> WRITTEN EXERCISE
Skip all pictures, then print the remaining material exactly.

> DATA SEGMENT
################
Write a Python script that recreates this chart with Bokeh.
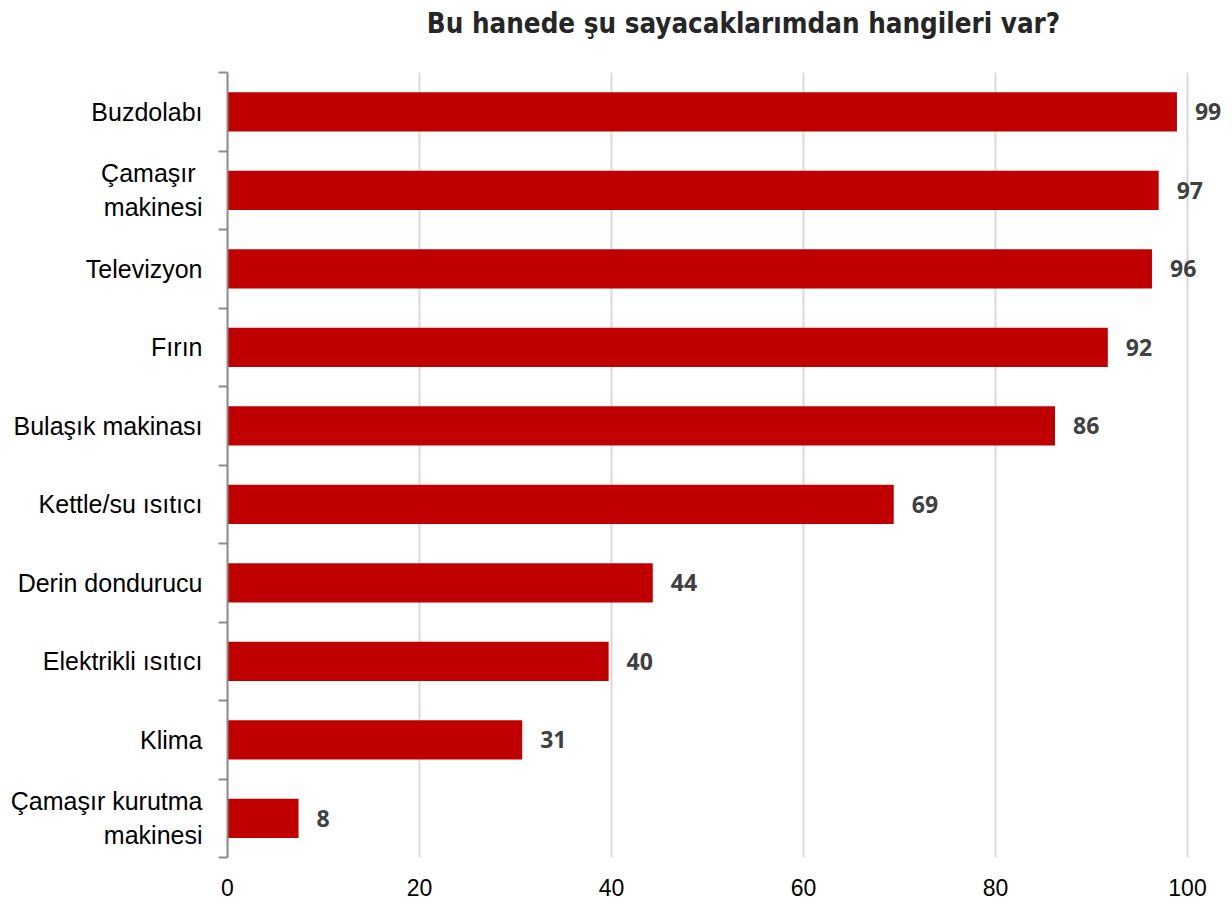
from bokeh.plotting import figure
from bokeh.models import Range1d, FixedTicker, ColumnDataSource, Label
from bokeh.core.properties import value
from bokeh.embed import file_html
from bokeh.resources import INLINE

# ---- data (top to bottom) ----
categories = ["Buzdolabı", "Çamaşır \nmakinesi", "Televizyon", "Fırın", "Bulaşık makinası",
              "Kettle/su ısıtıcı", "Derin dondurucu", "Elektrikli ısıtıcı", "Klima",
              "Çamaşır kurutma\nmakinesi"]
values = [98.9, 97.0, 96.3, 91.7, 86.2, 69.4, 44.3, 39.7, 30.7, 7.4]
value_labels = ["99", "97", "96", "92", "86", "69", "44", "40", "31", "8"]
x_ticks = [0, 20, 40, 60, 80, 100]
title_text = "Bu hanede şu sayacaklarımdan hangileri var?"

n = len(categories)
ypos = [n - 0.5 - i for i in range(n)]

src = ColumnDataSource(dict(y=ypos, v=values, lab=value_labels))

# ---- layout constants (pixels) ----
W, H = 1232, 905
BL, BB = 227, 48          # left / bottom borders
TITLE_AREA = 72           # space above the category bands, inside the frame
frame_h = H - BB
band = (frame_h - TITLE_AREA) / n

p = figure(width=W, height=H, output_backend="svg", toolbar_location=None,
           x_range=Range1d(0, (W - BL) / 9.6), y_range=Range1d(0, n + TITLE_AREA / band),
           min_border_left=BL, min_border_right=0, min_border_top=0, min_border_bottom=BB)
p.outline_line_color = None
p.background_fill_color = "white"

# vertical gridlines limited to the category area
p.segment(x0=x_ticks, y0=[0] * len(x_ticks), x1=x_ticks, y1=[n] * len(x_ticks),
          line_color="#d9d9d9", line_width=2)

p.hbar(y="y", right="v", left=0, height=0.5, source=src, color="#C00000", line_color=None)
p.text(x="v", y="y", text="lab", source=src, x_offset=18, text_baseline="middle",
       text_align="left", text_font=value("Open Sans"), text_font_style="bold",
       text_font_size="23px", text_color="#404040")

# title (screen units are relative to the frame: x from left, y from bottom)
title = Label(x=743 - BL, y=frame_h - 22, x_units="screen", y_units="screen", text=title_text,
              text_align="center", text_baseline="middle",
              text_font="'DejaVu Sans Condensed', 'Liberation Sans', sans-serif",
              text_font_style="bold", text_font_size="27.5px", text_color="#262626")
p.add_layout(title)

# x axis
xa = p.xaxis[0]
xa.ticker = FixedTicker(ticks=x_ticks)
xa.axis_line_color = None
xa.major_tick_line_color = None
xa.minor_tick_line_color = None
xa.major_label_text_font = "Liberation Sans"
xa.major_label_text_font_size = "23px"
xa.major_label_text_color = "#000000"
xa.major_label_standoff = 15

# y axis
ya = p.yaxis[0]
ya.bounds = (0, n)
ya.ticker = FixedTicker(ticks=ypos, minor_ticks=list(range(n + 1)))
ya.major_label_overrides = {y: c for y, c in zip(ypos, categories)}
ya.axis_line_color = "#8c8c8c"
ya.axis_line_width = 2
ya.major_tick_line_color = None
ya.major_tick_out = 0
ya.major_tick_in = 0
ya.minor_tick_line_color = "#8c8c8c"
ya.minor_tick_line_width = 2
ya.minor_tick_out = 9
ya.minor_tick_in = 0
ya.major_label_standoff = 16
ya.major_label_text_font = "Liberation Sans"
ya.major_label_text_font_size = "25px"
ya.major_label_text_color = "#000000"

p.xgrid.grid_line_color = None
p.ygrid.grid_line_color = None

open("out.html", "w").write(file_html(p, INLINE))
################
> SOLUTION FOR THIS EXERCISE
Write a Python script that recreates this chart with Bokeh.
from bokeh.plotting import figure
from bokeh.models import Range1d, FixedTicker, ColumnDataSource, Label
from bokeh.core.properties import value
from bokeh.embed import file_html
from bokeh.resources import INLINE

# ---- data (top to bottom) ----
categories = ["Buzdolabı", "Çamaşır \nmakinesi", "Televizyon", "Fırın", "Bulaşık makinası",
              "Kettle/su ısıtıcı", "Derin dondurucu", "Elektrikli ısıtıcı", "Klima",
              "Çamaşır kurutma\nmakinesi"]
values = [98.9, 97.0, 96.3, 91.7, 86.2, 69.4, 44.3, 39.7, 30.7, 7.4]
value_labels = ["99", "97", "96", "92", "86", "69", "44", "40", "31", "8"]
x_ticks = [0, 20, 40, 60, 80, 100]
title_text = "Bu hanede şu sayacaklarımdan hangileri var?"

n = len(categories)
ypos = [n - 0.5 - i for i in range(n)]

src = ColumnDataSource(dict(y=ypos, v=values, lab=value_labels))

# ---- layout constants (pixels) ----
W, H = 1232, 905
BL, BB = 227, 48          # left / bottom borders
TITLE_AREA = 72           # space above the category bands, inside the frame
frame_h = H - BB
band = (frame_h - TITLE_AREA) / n

p = figure(width=W, height=H, output_backend="svg", toolbar_location=None,
           x_range=Range1d(0, (W - BL) / 9.6), y_range=Range1d(0, n + TITLE_AREA / band),
           min_border_left=BL, min_border_right=0, min_border_top=0, min_border_bottom=BB)
p.outline_line_color = None
p.background_fill_color = "white"

# vertical gridlines limited to the category area
p.segment(x0=x_ticks, y0=[0] * len(x_ticks), x1=x_ticks, y1=[n] * len(x_ticks),
          line_color="#d9d9d9", line_width=2)

p.hbar(y="y", right="v", left=0, height=0.5, source=src, color="#C00000", line_color=None)
p.text(x="v", y="y", text="lab", source=src, x_offset=18, text_baseline="middle",
       text_align="left", text_font=value("Open Sans"), text_font_style="bold",
       text_font_size="23px", text_color="#404040")

# title (screen units are relative to the frame: x from left, y from bottom)
title = Label(x=743 - BL, y=frame_h - 22, x_units="screen", y_units="screen", text=title_text,
              text_align="center", text_baseline="middle",
              text_font="'DejaVu Sans Condensed', 'Liberation Sans', sans-serif",
              text_font_style="bold", text_font_size="27.5px", text_color="#262626")
p.add_layout(title)

# x axis
xa = p.xaxis[0]
xa.ticker = FixedTicker(ticks=x_ticks)
xa.axis_line_color = None
xa.major_tick_line_color = None
xa.minor_tick_line_color = None
xa.major_label_text_font = "Liberation Sans"
xa.major_label_text_font_size = "23px"
xa.major_label_text_color = "#000000"
xa.major_label_standoff = 15

# y axis
ya = p.yaxis[0]
ya.bounds = (0, n)
ya.ticker = FixedTicker(ticks=ypos, minor_ticks=list(range(n + 1)))
ya.major_label_overrides = {y: c for y, c in zip(ypos, categories)}
ya.axis_line_color = "#8c8c8c"
ya.axis_line_width = 2
ya.major_tick_line_color = None
ya.major_tick_out = 0
ya.major_tick_in = 0
ya.minor_tick_line_color = "#8c8c8c"
ya.minor_tick_line_width = 2
ya.minor_tick_out = 9
ya.minor_tick_in = 0
ya.major_label_standoff = 16
ya.major_label_text_font = "Liberation Sans"
ya.major_label_text_font_size = "25px"
ya.major_label_text_color = "#000000"

p.xgrid.grid_line_color = None
p.ygrid.grid_line_color = None

open("out.html", "w").write(file_html(p, INLINE))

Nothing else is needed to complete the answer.